Claude pried Stephie's grip loose from his ears. "My dear," he said to her, "do you have large pockets in those overalls?"
"No," Stephie said. She clutched the collar of his jacket to steady herself on his shoulders.
"Well then," Claude told her, "it's a good thing I loosened your grip. In two more minutes, my ears would have fallen off, and without large pockets to carry them home in, we would have had to leave them right here on the sidewalk. Perhaps a large dog would have come along and had them for dinner, but then what would hold my hat on when winter comes?"
Marcus and I both looked automatically at the sidewalk, picturing detached ears lying there like dead oak leaves in October.
"Now," Claude went on, "I believe what I understood your moving lips to suggest was this: that you will show me the most interesting, exciting, dangerous, secret thing in your town. Something that very few people know about. Are you two in agreement about what that thing is to be? Consult with each other and decide before we set off."
My imagination soared. Every child knows of dangerous secret places, and each has a favorite. I knew that Marcus's was the ladder of the water tower on
the south side of town; he had climbed it once almost to the top. He had walked the bridge across the river, too, with his friends: something we had been sternly forbidden to do. I was afraid of heights, so I had shared few of Marcus's secret places. But I had my own.
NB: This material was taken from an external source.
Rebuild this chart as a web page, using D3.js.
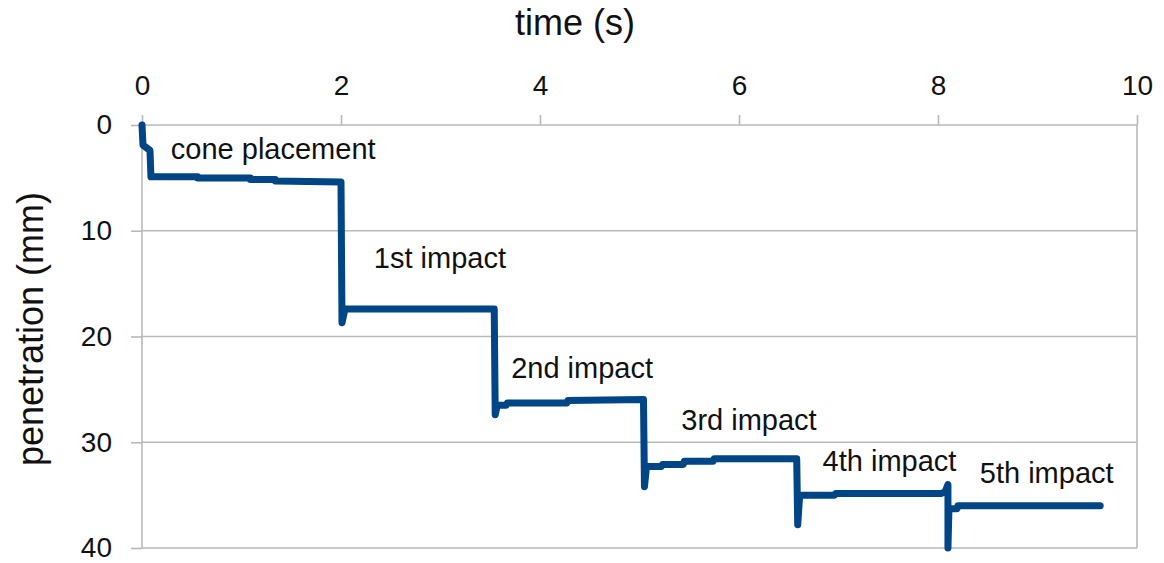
<!DOCTYPE html>
<html>
<head>
<meta charset="utf-8">
<script src="https://cdn.jsdelivr.net/npm/d3@7"></script>
<style>
  html, body { margin: 0; padding: 0; background: #fff; }
  svg { display: block; font-family: "Liberation Sans", Arial, sans-serif; }
</style>
</head>
<body>
<svg id="chart" width="1164" height="563"></svg>
<script>
// Cone penetration record: time (s) vs penetration (mm)
const time = [
  0.00, 0.01, 0.08, 0.09, 0.56, 0.56, 1.09, 1.09, 1.34, 1.34, 2.00,
  2.00, 2.01, 2.04, 3.54,
  3.54, 3.55, 3.57, 3.66, 3.67, 4.27, 4.28, 5.04,
  5.04, 5.05, 5.07, 5.22, 5.23, 5.44, 5.45, 5.74, 5.75, 6.58,
  6.58, 6.59, 6.61, 6.96, 6.97, 8.03, 8.07, 8.10,
  8.10, 8.11, 8.19, 8.20, 9.63
];
const penetration = [
  0.0, 1.9, 2.4, 4.9, 4.9, 5.0, 5.0, 5.15, 5.15, 5.3, 5.4,
  5.4, 18.7, 17.4, 17.4,
  17.4, 27.4, 26.5, 26.5, 26.3, 26.3, 26.05, 25.95,
  25.95, 34.2, 32.3, 32.3, 32.1, 32.1, 31.8, 31.8, 31.55, 31.55,
  31.55, 37.8, 35.0, 35.0, 34.85, 34.85, 34.7, 34.0,
  40.0, 36.3, 36.3, 36.0, 36.0
];

const xTicks = [0, 2, 4, 6, 8, 10];
const yTicks = [0, 10, 20, 30, 40];

// Event labels, anchored in data units (time, penetration)
const eventNames = ["cone placement", "1st impact", "2nd impact", "3rd impact", "4th impact", "5th impact"];
const eventTime = [0.29, 2.33, 3.71, 5.42, 6.84, 8.42];
const eventDepth = [3.2, 13.5, 23.9, 28.8, 32.7, 33.9];

const svg = d3.select("#chart");
const plotLeft = 142, plotRight = 1137, plotTop = 125, plotBottom = 548;

const x = d3.scaleLinear().domain([0, 10]).range([plotLeft, plotRight]);
const y = d3.scaleLinear().domain([0, 40]).range([plotTop, plotBottom]);

const gridColor = "#b9b9b9";
const textColor = "#111";

// horizontal gridlines
svg.append("g")
  .selectAll("line")
  .data(yTicks)
  .join("line")
  .attr("x1", plotLeft).attr("x2", plotRight)
  .attr("y1", d => y(d)).attr("y2", d => y(d))
  .attr("stroke", gridColor)
  .attr("stroke-width", 1.6);

// left axis line and right border
svg.append("line")
  .attr("x1", plotLeft).attr("x2", plotLeft).attr("y1", plotTop).attr("y2", plotBottom)
  .attr("stroke", gridColor).attr("stroke-width", 1.6);
svg.append("line")
  .attr("x1", plotRight).attr("x2", plotRight).attr("y1", plotTop).attr("y2", plotBottom)
  .attr("stroke", gridColor).attr("stroke-width", 1.6);

// top time axis
const xAxis = svg.append("g")
  .attr("transform", `translate(0,${plotTop})`)
  .call(d3.axisTop(x).tickValues(xTicks).tickFormat(d3.format("d")).tickSize(10).tickPadding(20));
// left penetration axis
const yAxis = svg.append("g")
  .attr("transform", `translate(${plotLeft},0)`)
  .call(d3.axisLeft(y).tickValues(yTicks).tickFormat(d3.format("d")).tickSize(11).tickPadding(19));

[xAxis, yAxis].forEach(g => {
  g.select(".domain").remove();
  g.selectAll(".tick line").attr("stroke", gridColor).attr("stroke-width", 1.6);
  g.selectAll(".tick text")
    .attr("fill", textColor)
    .style("font-family", "'Liberation Sans', Arial, sans-serif")
    .style("font-size", "28px");
});

// axis titles
svg.append("text")
  .attr("x", 575)
  .attr("y", 35)
  .attr("text-anchor", "middle")
  .attr("fill", textColor)
  .style("font-size", "36px")
  .text("time (s)");

svg.append("text")
  .attr("transform", `translate(43,329) rotate(-90)`)
  .attr("text-anchor", "middle")
  .attr("fill", textColor)
  .style("font-size", "36px")
  .text("penetration (mm)");

// penetration trace
const points = time.map((t, i) => [t, penetration[i]]);
const line = d3.line().x(d => x(d[0])).y(d => y(d[1]));

svg.append("path")
  .datum(points)
  .attr("d", line)
  .attr("fill", "none")
  .attr("stroke", "#004586")
  .attr("stroke-width", 7)
  .attr("stroke-linejoin", "round")
  .attr("stroke-linecap", "round");

// event labels
svg.append("g")
  .selectAll("text")
  .data(eventNames)
  .join("text")
  .attr("x", (d, i) => x(eventTime[i]))
  .attr("y", (d, i) => y(eventDepth[i]))
  .attr("fill", textColor)
  .style("font-size", "29px")
  .text(d => d);
</script>
</body>
</html>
One of my friends from school was the daughter of a professor at the college. She had told me that in the Science Building, there on the hill across the river, if someone boosted you to a certain windowsill, you could peer into a lab and see dead babies floating in jars of fluid. Peering at the dead babies would have been my choice, but to get there we would have had to walk the bridge, something I was unwilling to do.
Marcus looked at me slyly. He had been pondering the choices too. "Leboffs'P" he suggested.
I nodded. It was the perfect choice, one of the secret places Marcus and I shared: a short walk, no perilous heights, a true secret, and a valid danger; but there was still an obvious problem.
"Stephie will tell on us," I pointed out.
"We'll just tell Stephie that we're showing Uncle Claude where the rich people live," Marcus whispered. "She can't even talk well enough yet to tell Mother anything more than that. Heck, we can tell Mother that—that we showed the Leboffs' house to Uncle Claude. She'll never know the rest."
I nodded in agreement. He was right. Together we turned back to Uncle Claude, like two conspirators.
"This way," I said. "We turn left for a block, and then we turn right, up that street over there."
Now he and Stephie followed us. "Horsie!" Stephie cried, and he trotted a bit, jouncing her up and down.
Although we had only three blocks to walk, we were moving from one world to another: from the world in which we lived, in our rambling shingled house, the world of houses like ours, with back yards and porches and hammocks and fences draped with honeysuckle in summer, to the more elegant, more austere world of the mansions built where the river bank was steep.
These were the homes of the people who had founded our town, families who had been there for a century. There were not many of them, and they were not among our friends; their children attended our schools only until they were twelve or so, and then they were sent east to boarding school. There had been an Evelyn Leboff in the grade above Tom, but she was gone now, to a school in Connecticut; and in Marcus's fifth-grade class there was a solemn, spectacled boy named Francis Hartmann, who lived here on what we called "The Riverbank." He was brought to school each day by his father's driver, and he never invited anyone home to play after school. That was simply the way it was.